Section 215.70 of the Penal Law: "A person is guilty of unlawful grand jury disclosure when, being a grand juror, a public prosecutor, a grand jury stenographer, a grand jury interpreter, a peace officer guarding a witness in a grand jury proceeding, or a clerk, attendant, warden or other public servant having official duties in or about a grand jury room or proceeding, he intentionally discloses to another the *222nature or substance of any grand jury testimony, or any decision, result or other matter attending a grand jury proceeding which is required by law to be kept secret, except in the proper discharge of his official duties or upon written order of the court.” The statute was amended by chapter 451 of the Laws of 1977 to include within the publication "a public officer or a public employee”.

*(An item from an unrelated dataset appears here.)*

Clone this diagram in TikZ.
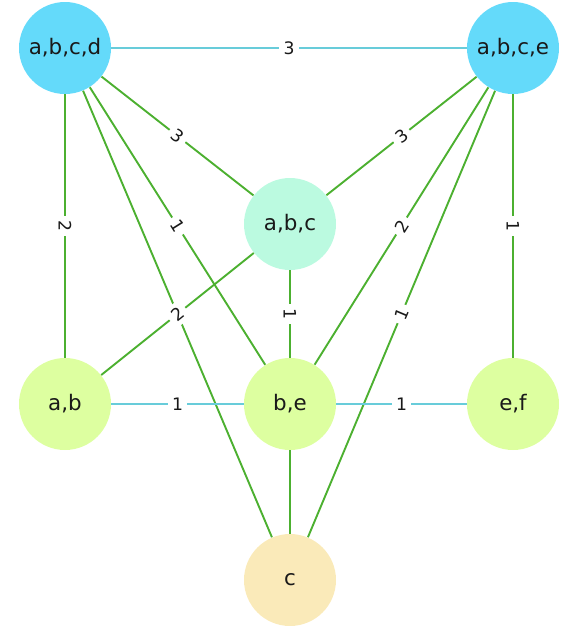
\documentclass[tikz,border=0pt]{standalone}
\usepackage{fontspec}
\setmainfont{DejaVu Sans}
\usetikzlibrary{positioning}
\definecolor{setcyan}{RGB}{100, 218, 250}
\definecolor{setmint}{RGB}{187, 250, 224}
\definecolor{setlime}{RGB}{221, 255, 160}
\definecolor{setcream}{RGB}{250, 234, 185}
\definecolor{linkgreen}{RGB}{76, 176, 48}
\definecolor{linkcyan}{RGB}{104, 204, 218}
\definecolor{inkgray}{RGB}{25, 25, 25}

\begin{document}
\begin{tikzpicture}[x=0.5pt, y=-0.5pt,
        set/.style={circle, minimum size=46pt, inner sep=0pt,
                    text=inkgray, font=\fontsize{10.7}{12}\selectfont},
        gedge/.style={line width=0.95pt, linkgreen},
        cedge/.style={line width=0.95pt, linkcyan},
        lbl/.style={fill=white, inner sep=2.2pt, text=inkgray,
                    font=\fontsize{8.6}{10}\selectfont},
      ]
        \useasboundingbox (0,0) rectangle (564,628);

        \node[set, fill=setcyan] (abcd) at (65,48) {a,b,c,d};
        \node[set, fill=setcyan] (abce) at (513,48) {a,b,c,e};
        \node[set, fill=setmint] (abc) at (290,224) {a,b,c};
        \node[set, fill=setlime] (ab) at (65,404) {a,b};
        \node[set, fill=setlime] (be) at (290,404) {b,e};
        \node[set, fill=setlime] (ef) at (513,404) {e,f};
        \node[set, fill=setcream] (c) at (290,580) {c};

        % edges with their weights
        \draw[cedge] (abcd) -- node[lbl] {3} (abce);
        \draw[gedge] (abcd) -- node[lbl, rotate=-38] {3} (abc);
        \draw[gedge] (abc) -- node[lbl, rotate=38] {3} (abce);
        \draw[gedge] (abcd) -- node[lbl, rotate=-90] {2} (ab);
        \draw[gedge] (abcd) -- node[lbl, rotate=-58] {1} (be);
        \draw[gedge] (abcd) -- node[lbl, rotate=-67] {2} (c);
        \draw[gedge] (be) -- node[lbl, rotate=58] {2} (abce);
        \draw[gedge] (c) -- node[lbl, rotate=67] {1} (abce);
        \draw[gedge] (abce) -- node[lbl, rotate=-90] {1} (ef);
        \draw[gedge] (ab) -- node[lbl, rotate=39] {2} (abc);
        \draw[gedge] (abc) -- node[lbl, rotate=-90] {1} (be);
        \draw[cedge] (ab) -- node[lbl] {1} (be);
        \draw[cedge] (be) -- node[lbl] {1} (ef);
        \draw[gedge] (be) -- (c);
      \end{tikzpicture}
\end{document}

. The facts of the case differ in this respect from the gubernatorial application considered in Matter of Third, Dec., 1959 Grand Jury (20 Misc 2d 475) and Matter of Attorney-General of State of N. Y. (145 Misc 331).

. Appellants assert the following statutory language authorizes the Attorney-General’s receipt of the evidence and his delivery of it to the Governor. Subdivision 8 of section 63 of the Executive Law: "It shall be the duty of all public officers, their deputies, assistants and subordinates, clerks and employees, and all other persons, to render and furnish to the attorney-general, his deputy or other designated officer, when requested, all information and assistance in their possession and within their power. Each deputy or other officer appointed or designated to conduct such inquiry shall make a weekly report in detail to the attorney-general, in form to be approved by the governor and the attorney-general, which report shall be in duplicate, one copy of which shall be forthwith, upon its receipt by the attorney-general, transmitted by him to the governor. Any officer participating in such inquiry and any person examined as a witness upon such inquiry who shall disclose to any person other than the governor or the attorney-general the name of any witness examined or any information obtained upon such inquiry, except as directed by the governor or the attorney-general, shall be guilty of a misdemeanor.”

. Even the courts are without power to permit disclosure of Grand Jury evidence in some cases (see Matter of Proskin v County Ct. of Albany County, 30 NY2d 15).

. Special Term indicated secrecy of the minutes was necessary to protect those public officials Bell criticized but that consideration would not prevent disclosure.